In the 1980s, Shen made several history paintings, including Red Star over China (1987), which portrayed figures associated with the Long March, and Tolerance (1988), which depicted thinkers from the early Chinese Nationalist movement. Because Shen chose to include individuals in his paintings who had been removed from official accounts, he faced some pushback from authorities. Jiawei emigrated to Australia in 1989, where, he worked in Darling Harbour, Sydney as a portrait artist. In 1995, Shen won the Mary MacKillop Art Award and received a medal from Pope John Paul II. Since the 1990s, Jiawei has competed a number of pieces for the Catholic Church.

Shen is also a painter of large-scale history pictures represented in major public collections; including the National Art Gallery of China and the National Museum of China in Beijing. His more playful works examine political and cross-cultural issues through appropriation. "Absolute Truth" (2000) shows Mikhail Gorbachev and the Pope conversing in the Sistine Chapel and in "Wise Men from the East" (2002) the Magi in Leonardo da Vinci's unfinished Adoration of the Magi are Chinese sages. Other pieces includeThe Third World (2002), which depicts 92 important non-Western figures from the 20th century (including Mao, Mother Teresa, Osama bin Laden, Pol Pot, Imelda Marcos and Che Guevara), and Merdeka (2007), a "14-metre-long panorama of Malaysian history" containing 261 figures.

Recent portraits include former Melbourne Lord Mayor John So in a possum skin cloak (2003), Tom Hughes AO QC, the portrait of Crown Princess Mary of Denmark (2005) which hangs in the National Portrait Gallery, Canberra and the portrait of John Howard, former Prime Minister of Australia, which hangs in the Members' Hall of the Australian Parliament House as part of the Historic Memorials Collection. He painted the first official portrait of Pope Frances. In 2019, Shen Jiawei painted a portrait of philanthropist, Susan Wakil, AO, wearing an outfit by her favourite designer, Yves Saint Laurent, from a photograph, commissioned by Isaac Wakil, her husband of 62 years. The portrait was gifted to the National Art Gallery by Isaac Wakil in 2019.

=== Family ===
Shen's wife, Lan Wang, is also a painter and sculptor. Their daughter, Xini, was born in 1989 at the start of the Tiananmen Square protests.

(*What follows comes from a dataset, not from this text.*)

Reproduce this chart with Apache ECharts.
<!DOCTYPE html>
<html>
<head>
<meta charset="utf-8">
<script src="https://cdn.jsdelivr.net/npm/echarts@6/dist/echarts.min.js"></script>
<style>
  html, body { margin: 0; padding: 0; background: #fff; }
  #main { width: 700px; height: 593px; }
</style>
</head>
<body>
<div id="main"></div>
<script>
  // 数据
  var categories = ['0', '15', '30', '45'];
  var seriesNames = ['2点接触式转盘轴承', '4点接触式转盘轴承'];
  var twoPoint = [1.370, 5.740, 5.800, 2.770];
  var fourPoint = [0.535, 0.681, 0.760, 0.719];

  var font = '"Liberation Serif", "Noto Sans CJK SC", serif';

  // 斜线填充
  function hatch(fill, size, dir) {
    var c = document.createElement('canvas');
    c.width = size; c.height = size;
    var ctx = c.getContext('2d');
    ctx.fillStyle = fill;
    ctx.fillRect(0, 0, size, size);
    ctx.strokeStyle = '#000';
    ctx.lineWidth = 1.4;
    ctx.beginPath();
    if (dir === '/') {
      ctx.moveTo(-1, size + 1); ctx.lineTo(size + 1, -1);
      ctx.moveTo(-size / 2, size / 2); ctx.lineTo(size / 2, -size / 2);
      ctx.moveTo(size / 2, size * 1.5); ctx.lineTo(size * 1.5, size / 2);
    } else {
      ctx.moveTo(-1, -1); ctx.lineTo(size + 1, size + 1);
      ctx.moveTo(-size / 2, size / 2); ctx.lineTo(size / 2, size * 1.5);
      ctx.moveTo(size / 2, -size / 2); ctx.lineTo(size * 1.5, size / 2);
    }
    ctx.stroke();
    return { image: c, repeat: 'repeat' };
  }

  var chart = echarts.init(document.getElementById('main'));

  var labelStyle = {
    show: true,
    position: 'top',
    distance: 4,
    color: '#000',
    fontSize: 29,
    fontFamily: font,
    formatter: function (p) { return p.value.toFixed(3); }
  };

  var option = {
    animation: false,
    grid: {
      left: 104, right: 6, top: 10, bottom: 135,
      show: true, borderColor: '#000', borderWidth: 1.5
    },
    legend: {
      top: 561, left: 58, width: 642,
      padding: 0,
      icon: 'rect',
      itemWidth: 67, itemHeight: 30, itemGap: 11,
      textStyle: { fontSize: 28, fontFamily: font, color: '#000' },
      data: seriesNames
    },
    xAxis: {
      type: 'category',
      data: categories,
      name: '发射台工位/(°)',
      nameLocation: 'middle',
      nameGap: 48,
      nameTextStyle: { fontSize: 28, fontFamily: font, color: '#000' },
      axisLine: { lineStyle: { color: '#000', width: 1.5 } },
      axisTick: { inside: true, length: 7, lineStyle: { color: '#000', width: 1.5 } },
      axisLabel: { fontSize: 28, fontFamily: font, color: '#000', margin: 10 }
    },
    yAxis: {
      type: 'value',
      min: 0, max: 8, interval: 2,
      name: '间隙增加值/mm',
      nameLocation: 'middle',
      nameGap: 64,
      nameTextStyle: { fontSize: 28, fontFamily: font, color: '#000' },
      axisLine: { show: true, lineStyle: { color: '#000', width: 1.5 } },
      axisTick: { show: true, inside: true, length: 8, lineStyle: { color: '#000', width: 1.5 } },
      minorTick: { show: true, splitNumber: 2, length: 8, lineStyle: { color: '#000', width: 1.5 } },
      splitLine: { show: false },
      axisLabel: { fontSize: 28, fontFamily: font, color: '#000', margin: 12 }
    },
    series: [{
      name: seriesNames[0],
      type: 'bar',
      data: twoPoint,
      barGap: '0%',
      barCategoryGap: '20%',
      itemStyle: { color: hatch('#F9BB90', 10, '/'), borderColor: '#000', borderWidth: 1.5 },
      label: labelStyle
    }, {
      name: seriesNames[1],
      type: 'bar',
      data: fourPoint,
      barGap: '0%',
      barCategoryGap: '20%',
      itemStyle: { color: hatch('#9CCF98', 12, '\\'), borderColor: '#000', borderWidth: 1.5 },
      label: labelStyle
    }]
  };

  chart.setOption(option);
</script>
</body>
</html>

== Awards and recognition ==
Shen and some of his work featured in the 2001 Australian documentary "Yum Cha Cha", directed by Boyd Britton.

He won the 2006 Sir John Sulman Prize and the 2016 Gallipoli Art Prize with his piece Yeah, Mate! He was an Archibald Prize finalist in 1993, 1994, 1995, 1996, 1997, 1998, 1999, 2002, 2004, 2005, 2006, 2011, 2012 and 2015.

Shen Jiawei's art "Yalda Our Girl" was selected for 8th Beijing International Art Biennale China 2019.